▼

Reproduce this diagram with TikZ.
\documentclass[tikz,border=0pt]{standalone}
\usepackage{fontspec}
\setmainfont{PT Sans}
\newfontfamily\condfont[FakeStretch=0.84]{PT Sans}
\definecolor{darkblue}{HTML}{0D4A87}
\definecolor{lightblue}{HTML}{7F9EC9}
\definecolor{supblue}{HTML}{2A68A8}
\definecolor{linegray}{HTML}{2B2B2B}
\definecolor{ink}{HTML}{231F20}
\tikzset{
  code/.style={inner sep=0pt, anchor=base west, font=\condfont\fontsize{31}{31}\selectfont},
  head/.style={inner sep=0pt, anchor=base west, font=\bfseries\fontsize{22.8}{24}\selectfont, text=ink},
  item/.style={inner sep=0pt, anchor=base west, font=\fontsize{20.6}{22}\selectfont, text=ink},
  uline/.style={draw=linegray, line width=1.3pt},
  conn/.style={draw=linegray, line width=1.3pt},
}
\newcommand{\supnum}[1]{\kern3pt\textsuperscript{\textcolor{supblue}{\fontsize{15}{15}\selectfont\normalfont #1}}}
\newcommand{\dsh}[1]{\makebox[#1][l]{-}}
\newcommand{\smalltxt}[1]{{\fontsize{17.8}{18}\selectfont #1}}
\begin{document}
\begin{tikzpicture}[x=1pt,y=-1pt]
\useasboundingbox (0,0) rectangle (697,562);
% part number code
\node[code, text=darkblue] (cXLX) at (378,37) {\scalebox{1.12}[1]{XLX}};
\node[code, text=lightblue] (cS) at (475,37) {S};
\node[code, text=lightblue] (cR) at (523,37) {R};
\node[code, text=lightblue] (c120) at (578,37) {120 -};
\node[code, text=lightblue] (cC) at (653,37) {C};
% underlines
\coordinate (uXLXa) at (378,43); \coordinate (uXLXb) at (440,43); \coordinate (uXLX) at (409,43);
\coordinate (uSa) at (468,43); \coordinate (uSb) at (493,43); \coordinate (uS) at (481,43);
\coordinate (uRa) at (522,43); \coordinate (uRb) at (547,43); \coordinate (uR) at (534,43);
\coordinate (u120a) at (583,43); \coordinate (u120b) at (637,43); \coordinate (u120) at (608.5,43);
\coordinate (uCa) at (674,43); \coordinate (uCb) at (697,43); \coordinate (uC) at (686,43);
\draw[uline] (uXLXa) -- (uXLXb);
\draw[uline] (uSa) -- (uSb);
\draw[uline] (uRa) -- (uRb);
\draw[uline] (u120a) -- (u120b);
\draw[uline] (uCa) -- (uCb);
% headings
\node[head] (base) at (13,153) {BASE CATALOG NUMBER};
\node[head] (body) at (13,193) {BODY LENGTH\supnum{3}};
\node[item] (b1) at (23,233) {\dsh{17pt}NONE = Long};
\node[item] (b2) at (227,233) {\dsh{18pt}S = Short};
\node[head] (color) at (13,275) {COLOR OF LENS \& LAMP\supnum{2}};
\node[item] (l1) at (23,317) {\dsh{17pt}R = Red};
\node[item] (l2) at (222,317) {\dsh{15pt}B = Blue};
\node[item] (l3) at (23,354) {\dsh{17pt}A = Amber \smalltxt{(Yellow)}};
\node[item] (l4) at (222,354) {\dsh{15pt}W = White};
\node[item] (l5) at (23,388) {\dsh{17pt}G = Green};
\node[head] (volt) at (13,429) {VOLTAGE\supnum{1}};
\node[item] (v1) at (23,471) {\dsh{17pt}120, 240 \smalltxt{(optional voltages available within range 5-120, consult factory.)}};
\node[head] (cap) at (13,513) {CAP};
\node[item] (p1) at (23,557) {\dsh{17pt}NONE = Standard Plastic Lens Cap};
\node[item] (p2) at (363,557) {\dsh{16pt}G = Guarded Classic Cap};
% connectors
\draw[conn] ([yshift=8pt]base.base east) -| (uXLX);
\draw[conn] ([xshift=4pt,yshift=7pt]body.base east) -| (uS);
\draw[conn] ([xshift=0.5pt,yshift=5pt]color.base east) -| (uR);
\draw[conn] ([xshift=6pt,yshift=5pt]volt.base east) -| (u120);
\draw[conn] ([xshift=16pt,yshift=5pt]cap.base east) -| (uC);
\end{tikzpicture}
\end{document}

▲
▼

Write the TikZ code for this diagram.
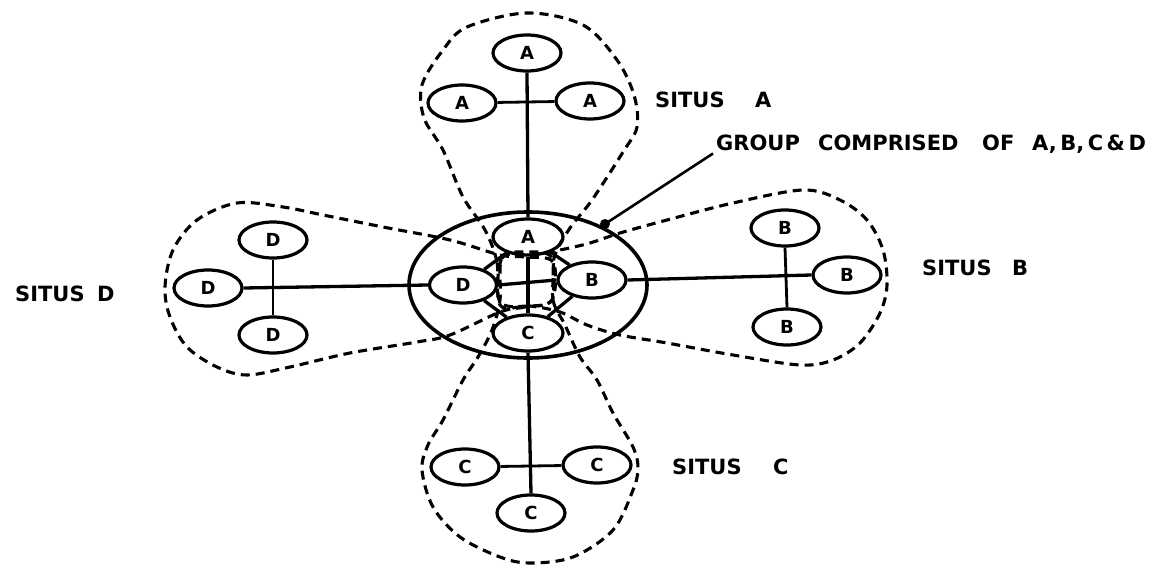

▲

▸ **What you need to do**
State how many lines of the listing hold the string "diagram"; reply with the number and nothing else.

▸ **Result of this task**
2